Reitera-se que essa não é uma questão de fácil resolução, devendo todos os
aspectos ser considerados, principalmente para que a liberdade de morrer seja
exercida com total autonomia. Na maioria dos países, a eutanásia é considerada
crime, não obstante juristas, médicos e, até mesmo, teólogos reconhecerem que a
matéria é extremamente complexa. No Brasil, o tema da eutanásia passa a ganhar
nova dimensão em face do aumento da expectativa de vida dos brasileiros e do
avanço tecnológico da medicina, que possui recursos para prolongar a vida dos
pacientes, mesmo que seja para mantê-los em estado vegetativo.
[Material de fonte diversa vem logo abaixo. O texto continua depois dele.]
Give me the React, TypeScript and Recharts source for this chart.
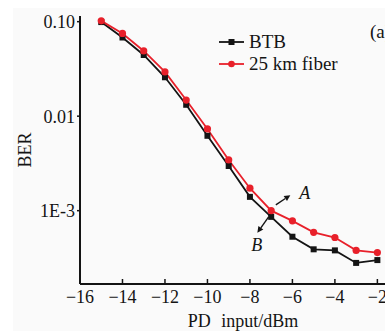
import React from "react";
import {
  LineChart,
  Line,
  XAxis,
  YAxis,
  ReferenceLine,
} from "recharts";

const power = [-15, -14, -13, -12, -11, -10, -9, -8, -7, -6, -5, -4, -3, -2];
const btb = [0.099, 0.068, 0.0444, 0.0258, 0.0132, 0.0062, 0.00297, 0.0014, 8.6e-4, 5.3e-4, 3.9e-4, 3.8e-4, 2.8e-4, 3.0e-4];
const fiber = [0.102, 0.075, 0.049, 0.0294, 0.0148, 0.00733, 0.00344, 0.00173, 0.001, 7.8e-4, 5.9e-4, 5.2e-4, 3.8e-4, 3.6e-4];
const xTicks = [-16, -14, -12, -10, -8, -6, -4, -2];
const yTicks = [0.1, 0.01, 0.001];
const yTickLabels = ["0.10", "0.01", "1E-3"];
const arrows = [
  { label: "A", from: { x: -6.78, y: 1.15e-3 }, to: { x: -6.1, y: 1.46e-3 } },
  { label: "B", from: { x: -7.12, y: 8.6e-4 }, to: { x: -7.65, y: 5.85e-4 } },
];

const data = power.map((p, i) => ({ p, btb: btb[i], fiber: fiber[i] }));

const INK = "#141414";
const RED = "#e8202a";
const FONT = "'Liberation Serif', 'DejaVu Serif', serif";

const minus = (v: number) => (v < 0 ? `\u2212${Math.abs(v)}` : `${v}`);

function XTick({ x, y, payload }: any) {
  return (
    <g>
      <line x1={x} x2={x} y1={y} y2={y - 5} stroke={INK} strokeWidth={1.5} />
      <text x={x} y={y + 19} textAnchor="middle" fontSize={18} fill={INK} fontFamily={FONT}>
        {minus(payload.value)}
      </text>
    </g>
  );
}

function Square({ cx, cy, index }: any) {
  if (cx == null || cy == null) return <g key={index} />;
  return <rect key={index} x={cx - 3} y={cy - 3} width={6} height={6} fill={INK} />;
}

function Circle({ cx, cy, index }: any) {
  if (cx == null || cy == null) return <g key={index} />;
  return <circle key={index} cx={cx} cy={cy} r={3.6} fill={RED} />;
}

function arrowShape(label: string) {
  return (props: any) => {
    const { x1, y1, x2, y2 } = props;
    const ang = Math.atan2(y2 - y1, x2 - x1);
    const L = 6;
    const W = 3;
    const bx = x2 - L * Math.cos(ang);
    const by = y2 - L * Math.sin(ang);
    const px = -Math.sin(ang) * W;
    const py = Math.cos(ang) * W;
    const lx = label === "A" ? x2 + 9 : x2 - 6;
    const ly = label === "A" ? y2 + 4 : y2 + 18;
    return (
      <g>
        <line x1={x1} y1={y1} x2={bx} y2={by} stroke={INK} strokeWidth={1.4} />
        <polygon points={`${x2},${y2} ${bx + px},${by + py} ${bx - px},${by - py}`} fill={INK} />
        <text x={lx} y={ly} fontSize={18} fontStyle="italic" fill={INK} fontFamily={FONT}>
          {label}
        </text>
      </g>
    );
  };
}

function LegendRow({ color, square, text }: { color: string; square?: boolean; text: string }) {
  return (
    <div style={{ display: "flex", alignItems: "center", height: 22 }}>
      <svg width={28} height={12} style={{ marginRight: 3 }}>
        <line x1={1} x2={26} y1={6} y2={6} stroke={color} strokeWidth={1.8} />
        {square ? (
          <rect x={10.5} y={3} width={6} height={6} fill={color} />
        ) : (
          <circle cx={13.5} cy={6} r={3.3} fill={color} />
        )}
      </svg>
      <span>{text}</span>
    </div>
  );
}

export default function App() {
  return (
    <div
      style={{
        position: "fixed",
        left: 8,
        top: 8,
        width: 377,
        height: 323,
        overflow: "hidden",
        background: "#fff",
      }}
    >
      <div style={{ position: "absolute", left: 5, top: 0, width: 372, height: 323, background: "#fafafa" }} />
      <div style={{ position: "absolute", left: 0, top: 0 }}>
        <LineChart
          width={380}
          height={323}
          data={data}
          margin={{ top: 8, right: 0, bottom: 0, left: 0 }}
        >
          <XAxis
            xAxisId="top"
            orientation="top"
            dataKey="p"
            type="number"
            domain={[-16, -1.5]}
            height={0}
            tick={false}
            tickLine={false}
            axisLine={{ stroke: INK, strokeWidth: 2 }}
          />
          <XAxis
            dataKey="p"
            type="number"
            domain={[-16, -1.5]}
            ticks={xTicks}
            allowDataOverflow
            height={47}
            tickSize={0}
            tickMargin={0}
            tick={<XTick />}
            axisLine={{ stroke: INK, strokeWidth: 2 }}
            label={{
              content: ({ viewBox }: any) => (
                <text
                  x={viewBox.x + viewBox.width / 2 + 9}
                  y={viewBox.y + 43}
                  textAnchor="middle"
                  fontSize={18}
                  fill={INK}
                  fontFamily={FONT}
                >
                  <tspan>PD</tspan>
                  <tspan dx={6}> input/dBm</tspan>
                </text>
              ),
            }}
          />
          <YAxis
            scale="log"
            type="number"
            domain={[1.675e-4, 0.1148]}
            allowDataOverflow
            ticks={yTicks}
            width={72}
            tickSize={3}
            tickMargin={2}
            tickFormatter={(v: number) => yTickLabels[yTicks.indexOf(v)] ?? String(v)}
            tick={{ fontSize: 18, fill: INK, fontFamily: FONT }}
            tickLine={{ stroke: INK, strokeWidth: 1.5 }}
            axisLine={{ stroke: INK, strokeWidth: 2 }}
            label={{
              content: ({ viewBox }: any) => {
                const cx = 17;
                const cy = viewBox.y + viewBox.height / 2;
                return (
                  <text
                    x={cx}
                    y={cy}
                    transform={`rotate(-90 ${cx} ${cy})`}
                    textAnchor="middle"
                    dominantBaseline="central"
                    fontSize={18}
                    fill={INK}
                    fontFamily={FONT}
                  >
                    BER
                  </text>
                );
              },
            }}
          />
          <Line
            dataKey="btb"
            stroke={INK}
            strokeWidth={1.8}
            dot={<Square />}
            activeDot={false}
            isAnimationActive={false}
          />
          <Line
            dataKey="fiber"
            stroke={RED}
            strokeWidth={1.8}
            dot={<Circle />}
            activeDot={false}
            isAnimationActive={false}
          />
          {arrows.map((a) => (
            <ReferenceLine
              key={a.label}
              segment={[a.from, a.to]}
              shape={arrowShape(a.label)}
              ifOverflow="visible"
            />
          ))}
        </LineChart>
      </div>
      <div
        style={{
          position: "absolute",
          left: 210,
          top: 23,
          fontFamily: FONT,
          fontSize: 19,
          color: INK,
          lineHeight: "22px",
        }}
      >
        <LegendRow color={INK} square text="BTB" />
        <LegendRow color={RED} text="25 km fiber" />
      </div>
      <div
        style={{
          position: "absolute",
          left: 362,
          top: 13,
          fontFamily: FONT,
          fontSize: 19,
          color: INK,
        }}
      >
        (a)
      </div>
    </div>
  );
}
Alude-se que o Enunciado 533 da VI Jornada de Direito Civil evidencia que “o
paciente plenamente capaz poderá deliberar sobre todos os aspectos
concernentes a tratamento médico que possa lhe causar risco de vida, seja
imediato ou mediato, salvo situações de emergência ou no curso de procedimentos
médicos cirúrgicos que não possam ser interrompidos”. Essa proposição mostra
que tal exegese está em conformidade com o disposto no art. 15 do Código
Civil, justificando que o crescente reconhecimento da autonomia da vontade e da
autodeterminação dos pacientes, nos processos de tomada de decisão, sobre
tratamento de saúde é uma das marcas da contemporaneidade.
Urge, portanto, analisar o que se deve entender por respeitar o princípio da
dignidade da pessoa. Será que o prolongamento da vida de um paciente em estado
terminal, que não possui chances de cura, impingindo-lhe tratamentos inúteis ou
obstinados, que somente lhe resultam em mais sofrimentos e custos é, de fato,
uma atitude humana, simplesmente em respeito à sacralidade da vida?
É preciso pensar se cabe ao Estado a função de obrigar uma pessoa a
continuar a sua vida presa a aparelhos. Ou seja, ao prolongamento artificial da
vida. Necessário refletir se os médicos são obrigados a manter uma pessoa em
estado artificial, ou se deveriam deixar que a vida siga o seu curso normal.
Constata-se que as iniciativas do Conselho Federal de Medicina, no Código
de Ética Médica e na Resolução cfm 1995/2012, já representam avanços expressivos,
porém tais assuntos não podem ficar restritos a uma visão corporativa, devendo
ser amplamente debatidos por toda a sociedade. Deve o parlamento brasileiro,
após discussão pública, aprovar uma legislação própria para a realidade do
país. As leis precisam assegurar que os cidadãos possam exercer sua vontade de
forma consciente, livre e soberana. Deve o Estado oferecer todo o amparo
necessário e evitar que o testamento vital seja utilizado para interesses
ilícitos e não éticos, seja pelas famílias dos pacientes, seguradoras, planos
de saúde e o próprio Estado.
As legislações da Bélgica, Holanda e Portugal representam precioso norte
para o debate. No entanto, é preciso buscar uma solução nacional com respeito
às características próprias do povo brasileiro. Muitos brasileiros ainda não
têm acesso à educação, que dirá à saúde, para avaliar determinadas situações e
exprimir, de forma livre e consciente, sua opinião. Existem, ainda, os
aspectos familiares, econômicos e sociais que, certamente, precisam ser
sopesados nesta seara. Ademais, é inegável que a sociedade caminha para o
reconhecimento da autonomia da vontade, no sentido amplo, assegurando o consentimento
informado e, sobretudo, a liberdade de escolha.